Thursday, July 15, 2010

Using the topic modules

I plan to create enough modules to support two overlapping IT literacy courses -- one for students with IT majors like computer science or information systems and a second version for students in other majors.

The topic modules are stored as blog posts, so each has a unique URL (permalink) and tag terms for retrieval. The blog also has a text search box at the top. An instructor might use a single module, a list of modules on a common theme like this one on writing for the Internet, or, as I do, an entire course.

If you are taking CIS 275, you will usually access the topic modules through the list of links to the topic modules we have covered. You will typically access assignments by clicking on links in the topic modules. You may also go directly to the assignment blog.

I am using the topic module and assignment blogs as database and constantly adding new posts and editing old ones. Feel free to comment on any of the posts -- correct an error, suggest ways to improve the explanation, suggest new assignments, let me know if something is confusing, discuss the self-study questions, etc.

Do not be confused by the fact that our course material is on the Internet rather than printed in a textbook. We are used to reading Internet material superficially, but that will not suffice for our electronic text. You cannot skim the topic modules like a note on your Facebook wall. They require study and reflection like a chapter in a text book.

Each module has a list of the concepts and skills it covers. Use that as a checklist -- do not go on until you have acquired the skills and understand the concepts.
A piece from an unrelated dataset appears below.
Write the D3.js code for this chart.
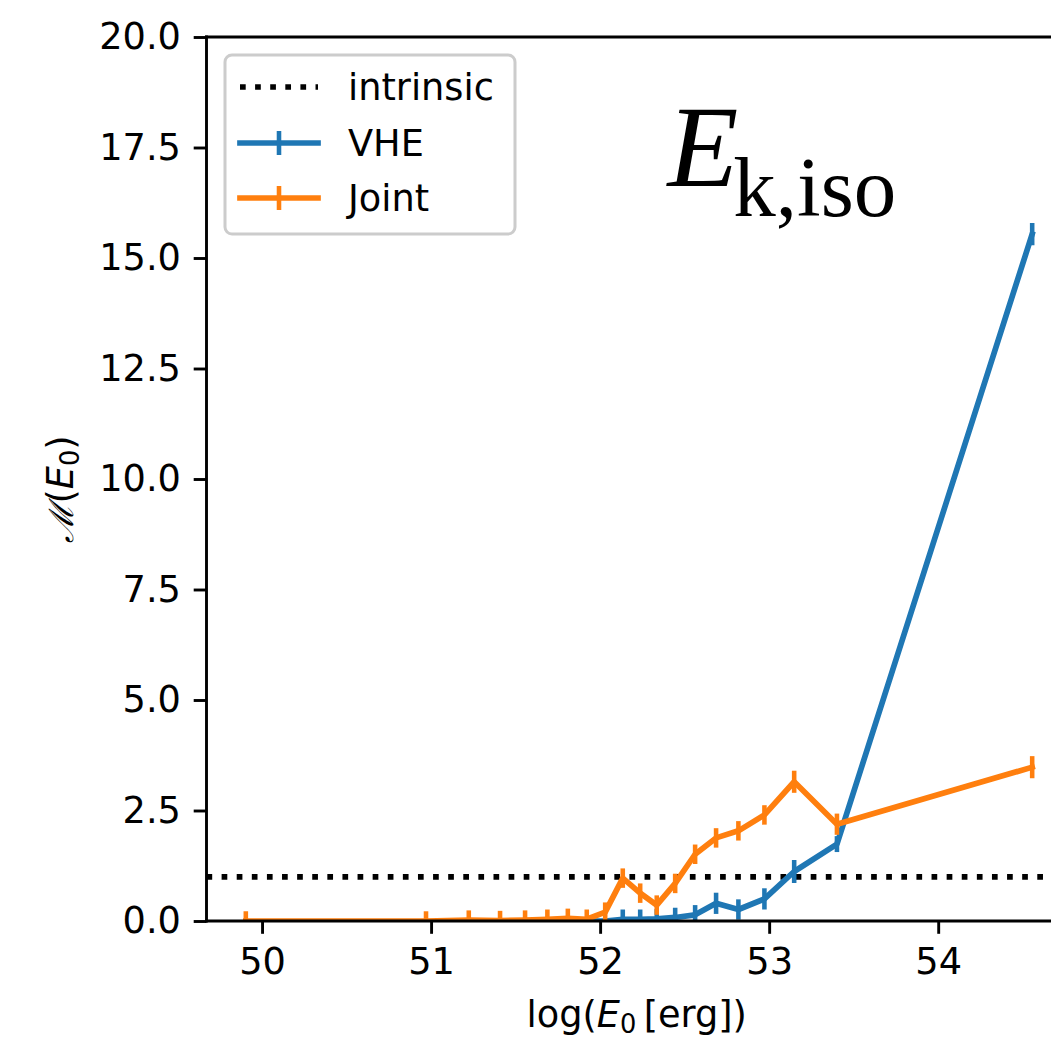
<!DOCTYPE html>
<html>
<head>
<meta charset="utf-8">
<script src="https://cdn.jsdelivr.net/npm/d3@7"></script>
<style>
  html, body { margin: 0; padding: 0; background: #fff; }
  svg { display: block; }
</style>
</head>
<body>
<script>
// log10 of the isotropic energy per bin, and the multiplicity M(E0) for each sample
const jointLogE = [49.904, 50.970, 51.223, 51.408, 51.556, 51.688, 51.809, 51.921, 52.030, 52.134,
                   52.237, 52.335, 52.444, 52.562, 52.686, 52.818, 52.972, 53.148, 53.401, 54.556];
const jointM    = [0.00, 0.00, 0.02, 0.01, 0.02, 0.04, 0.06, 0.04, 0.20, 0.97,
                   0.63, 0.36, 0.85, 1.51, 1.88, 2.04, 2.40, 3.15, 2.19, 3.48];
const jointErr  = [0.22, 0.22, 0.22, 0.22, 0.22, 0.22, 0.22, 0.22, 0.22, 0.22,
                   0.22, 0.22, 0.22, 0.22, 0.22, 0.22, 0.22, 0.25, 0.24, 0.25];

const vheLogE = [51.921, 52.030, 52.134, 52.237, 52.335, 52.444, 52.562, 52.686, 52.818, 52.972,
                 53.148, 53.401, 54.556];
const vheM    = [0.00, 0.00, 0.04, 0.04, 0.05, 0.08, 0.14, 0.40, 0.26, 0.50,
                 1.12, 1.74, 15.54];
const vheErr  = [0.00, 0.00, 0.22, 0.22, 0.22, 0.22, 0.22, 0.24, 0.23, 0.24,
                 0.26, 0.18, 0.25];

const intrinsicLevel = 1.0;

const xTicks = [50, 51, 52, 53, 54];
const yTicks = [0, 2.5, 5, 7.5, 10, 12.5, 15, 17.5, 20];

const seriesNames = ["intrinsic", "VHE", "Joint"];
const blue = "#1f77b4", orange = "#ff7f0e";

// ---- layout ----
const W = 1051, H = 1042;
const plot = { left: 206.5, top: 37, right: 1071.5, bottom: 921 };
const fs = 36.7;           // tick / legend font size (px)
const lw = 5.7;            // data line width
const spineW = 2.9, tickLen = 12.8, tickPad = 12.8;

// x limits include a 5% margin around the data range
const xMin = d3.min(jointLogE), xMax = d3.max(jointLogE);
const pad = 0.05 * (xMax - xMin);
const x = d3.scaleLinear().domain([xMin - pad, xMax + pad]).range([plot.left, plot.right]);
const y = d3.scaleLinear().domain([0, 20]).range([plot.bottom, plot.top]);

const svg = d3.select("body").append("svg")
  .attr("width", W).attr("height", H)
  .attr("font-family", "DejaVu Sans, sans-serif");

svg.append("defs").append("clipPath").attr("id", "plotClip")
  .append("rect")
  .attr("x", plot.left).attr("y", plot.top)
  .attr("width", plot.right - plot.left).attr("height", plot.bottom - plot.top);

const g = svg.append("g").attr("clip-path", "url(#plotClip)");

// reference level of the intrinsic distribution
g.append("line")
  .attr("x1", plot.left).attr("x2", plot.right)
  .attr("y1", y(intrinsicLevel)).attr("y2", y(intrinsicLevel))
  .attr("stroke", "#000").attr("stroke-width", lw)
  .attr("stroke-dasharray", `${lw} ${1.65 * lw}`);

function drawSeries(xs, ms, errs, color) {
  const pts = xs.map((v, i) => ({ x: v, m: ms[i], e: errs[i] }));
  const line = d3.line().x(d => x(d.x)).y(d => y(d.m));
  g.append("path").datum(pts)
    .attr("d", line)
    .attr("fill", "none").attr("stroke", color)
    .attr("stroke-width", lw).attr("stroke-linejoin", "round").attr("stroke-linecap", "square");
  g.append("g").selectAll("line").data(pts.filter(d => d.e > 0)).join("line")
    .attr("x1", d => x(d.x)).attr("x2", d => x(d.x))
    .attr("y1", d => y(d.m - d.e)).attr("y2", d => y(d.m + d.e))
    .attr("stroke", color).attr("stroke-width", lw * 0.8);
}
drawSeries(vheLogE, vheM, vheErr, blue);
drawSeries(jointLogE, jointM, jointErr, orange);

// ---- axes ----
const xAxis = d3.axisBottom(x).tickValues(xTicks).tickFormat(d3.format("d"))
  .tickSizeInner(tickLen).tickSizeOuter(0).tickPadding(tickPad);
const yAxis = d3.axisLeft(y).tickValues(yTicks).tickFormat(d3.format(".1f"))
  .tickSizeInner(tickLen).tickSizeOuter(0).tickPadding(tickPad);

const gx = svg.append("g").attr("transform", `translate(0,${plot.bottom})`).call(xAxis);
const gy = svg.append("g").attr("transform", `translate(${plot.left},0)`).call(yAxis);
[gx, gy].forEach(a => {
  a.select(".domain").remove();
  a.selectAll(".tick line").attr("stroke", "#000").attr("stroke-width", spineW);
  a.selectAll(".tick text").attr("font-size", fs).attr("font-family", "DejaVu Sans").attr("fill", "#000");
});
gx.selectAll(".tick text").attr("dy", "0.76em");

// spines (left, bottom, top; the right one sits outside the canvas)
const spines = svg.append("g").attr("stroke", "#000").attr("stroke-width", spineW).attr("stroke-linecap", "square");
spines.append("line").attr("x1", plot.left).attr("x2", plot.left).attr("y1", plot.top).attr("y2", plot.bottom);
spines.append("line").attr("x1", plot.left).attr("x2", plot.right).attr("y1", plot.bottom).attr("y2", plot.bottom);
spines.append("line").attr("x1", plot.left).attr("x2", plot.right).attr("y1", plot.top).attr("y2", plot.top);
spines.append("line").attr("x1", plot.right).attr("x2", plot.right).attr("y1", plot.top).attr("y2", plot.bottom);

// axis labels
const xl = svg.append("text")
  .attr("x", (plot.left + 1067) / 2).attr("y", 1027)
  .attr("text-anchor", "middle").attr("font-size", fs);
xl.append("tspan").text("log(");
xl.append("tspan").attr("font-style", "italic").text("E");
xl.append("tspan").attr("font-size", fs * 0.7).attr("dy", 6).text("0");
xl.append("tspan").attr("dy", -6).text("\u2009[erg])");

const yl = svg.append("text")
  .attr("transform", `translate(73,${(plot.top + plot.bottom) / 2 + 10}) rotate(-90)`)
  .attr("text-anchor", "middle").attr("font-size", fs);
yl.append("tspan").attr("font-family", "DejaVu Serif").attr("font-style", "italic")
  .attr("font-size", fs * 0.92).text("\u2133");
yl.append("tspan").text("(");
yl.append("tspan").attr("font-style", "italic").text("E");
yl.append("tspan").attr("font-size", fs * 0.7).attr("dy", 6).text("0");
yl.append("tspan").attr("dy", -6).text(")");

// panel title in the upper right of the axes
const fx = (plot.right - plot.left), fy = (plot.bottom - plot.top);
const title = svg.append("text")
  .attr("x", plot.left + 0.533 * fx).attr("y", plot.top + 0.169 * fy)
  .attr("font-family", "Liberation Serif, Times New Roman, serif");
title.append("tspan").attr("font-style", "italic").attr("font-size", 116).text("E");
title.append("tspan").attr("x", plot.left + 0.609 * fx).attr("dy", 30).attr("font-size", 85).text("k,iso");

// ---- legend ----
const lg = svg.append("g");
lg.append("rect")
  .attr("x", 225).attr("y", 55).attr("width", 290).attr("height", 179)
  .attr("rx", 7).attr("fill", "#fff").attr("fill-opacity", 0.8)
  .attr("stroke", "#cccccc").attr("stroke-width", 3);
const rowY = [87, 143, 198];
const hx0 = 240, hx1 = 318;
seriesNames.forEach((name, i) => {
  const yy = rowY[i];
  if (i === 0) {
    lg.append("line").attr("x1", hx0).attr("x2", hx1).attr("y1", yy).attr("y2", yy)
      .attr("stroke", "#000").attr("stroke-width", lw)
      .attr("stroke-dasharray", `${lw} ${1.65 * lw}`);
  } else {
    const c = i === 1 ? blue : orange;
    lg.append("line").attr("x1", hx0).attr("x2", hx1).attr("y1", yy).attr("y2", yy)
      .attr("stroke", c).attr("stroke-width", lw).attr("stroke-linecap", "square");
    lg.append("line").attr("x1", (hx0 + hx1) / 2).attr("x2", (hx0 + hx1) / 2)
      .attr("y1", yy - 12).attr("y2", yy + 12)
      .attr("stroke", c).attr("stroke-width", lw * 0.8);
  }
  lg.append("text").attr("x", 348).attr("y", yy).attr("dy", "0.36em")
    .attr("font-size", fs).text(name);
});
</script>
</body>
</html>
If one is unclear, go back over the material or get help.

There are also self-study questions at the end of each PowerPoint presentation. Those also allow you to test your comprehension. You should also use the assignments for self-assessment. If you can do them, and understand how they complement the topic module, you are in good shape.

I encourage you to use networked tools to help each other. You can ask questions and discuss the topic notes and assignments in their comment sections. Students in past classes have also set up email lists, wiki pages and threaded discussions to discuss the self-study questions, assignments, and quiz questions.